Michaela Hailbronner makes important arguments in her informed and carefully balanced post. I agree with much of what she says. I just think the main problem of interdisciplinarity in Germany is not lack of courage. It is lack of expertise.
Much of her analysis strikes me as sound. I would agree that many US law professors have few scruples to write on topics and in areas about which they know very little. But regardless of whether one finds that refreshing or annoying, I do not think it is a relevant factor in the creation of scholarly knowledge.
I also think it is true, to some extent, that US professors care more about being interesting whereas Germans care more about being right, though I would not formulate it this way—scholarship can be interesting and still be right, and being right is considered important in the US, too. (Of course, what is correct, doctrinally, is often harder to determine in the US, due to the open-ended and dynamic nature of US law.) Instead, I would describe the difference like this: in the US, there is a premium on being original—new, big ideas are appreciated.
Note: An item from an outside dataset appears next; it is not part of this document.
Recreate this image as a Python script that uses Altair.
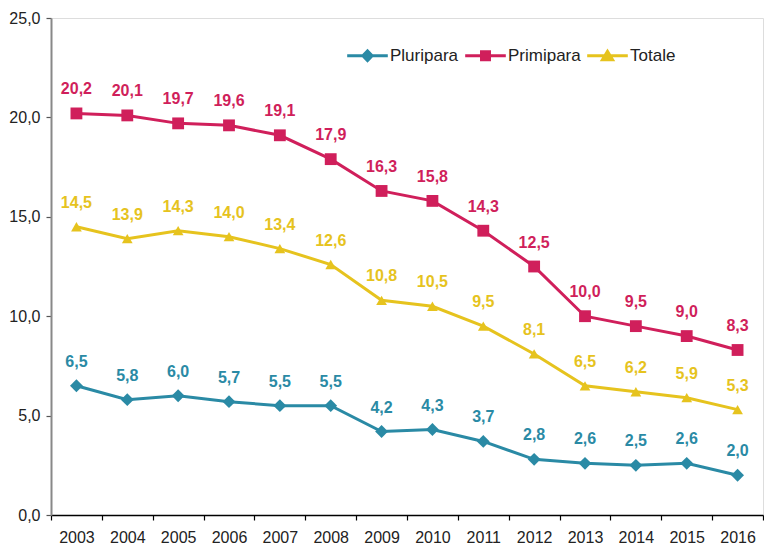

In Germany there is still a premium on being solid—using the entire available scholarship on a topic is required; staying within the existing consensus is often a plus. This makes much US scholarship more daring and has the expectable consequences—a lot of scholarship turns out to be irrelevant, but pieces with staying power move the discipline forward in very beneficial ways.
I suspect this difference is not just attitudinal (or “cultural”). Rather, it has to do with the institutional conditions for the production of scholarship. In the top US law schools, the typical law professor is an individual entrepreneur with few constraints from his university, who offers his scholarship like a product on a marketplace. In Germany, where professors were until recently public officers, there is more emphasis on solidifying existing knowledge as a service to the community. German professors still publish legal commentaries (those marvels of German Gelehrtheit, recently analyzed in an impressive book by Kästle and Jansen); that would be unthinkable in the United States. And it is telling that the reports in the United States and in Germany have very different suggestions on how quality could be improved: the ABA report suggests to ease the current restrictions on law schools in order to enhance competition through diversification, while the Wissenschaftsrat report suggests the establishment of new stricter rules for quality in scholarship: “representatives of the discipline need to come to an agreement as regards quality standards and appropriate evaluation procedures within the discipline.” (p. 51).
In the end I do not think the problem of interdisciplinarity in Germany can be solved by courage to be wrong alone. Take law and economics as an example. There is now a lot of law and economics literature from Germany. What much of it lacks is not courage, however—it is quality. It is the work of amateurs in the word’s original sense—people who do what they love, not what they are experts in. Such work can be excellent—even Richard Posner has no advanced degree in economics—but it is not surprising that often, it is not. By contrast, most (not all) of the best scholarship on law and economics that is internationally influential comes from people like Hans-Bernhard Schäfer, Christian Kirchner (who, sadly, died earlier this year) and Anne van Aaken, who have acquired PhDs in economics in addition to their legal studies.
It may take some courage to dabble in a discipline one has not studied. It takes more courage, for young scholars in Germany, to invest yet more time into one’s education than it already takes. Adding a PhD in economics or some other discipline, on top of the requirements of a legal dissertation and a legal habilitation is a heroic feat, and one that is often not rewarded in appointments. If Germany seriously wants to enhance interdisciplinarity, it should enable young researchers to acquire additional expertise without having to spend additional time. One solution would be to allow young researchers to write one of the two books currently required, dissertation or habilitation, in a field other than law. An even more courageous step would be to allow non-lawyers into law faculties. This has become normal in US law schools but still seems unthinkable in Germany. The Wissenschaftsrat refrains from such wide-ranging reforms when it discusses diversification of faculties; it confines interdisciplinarity to exchange with other actors. In view of the conservative attitudes among German legal professionals, which Hailbronner mentions towards the end of her post, this may, unfortunately, be prudent.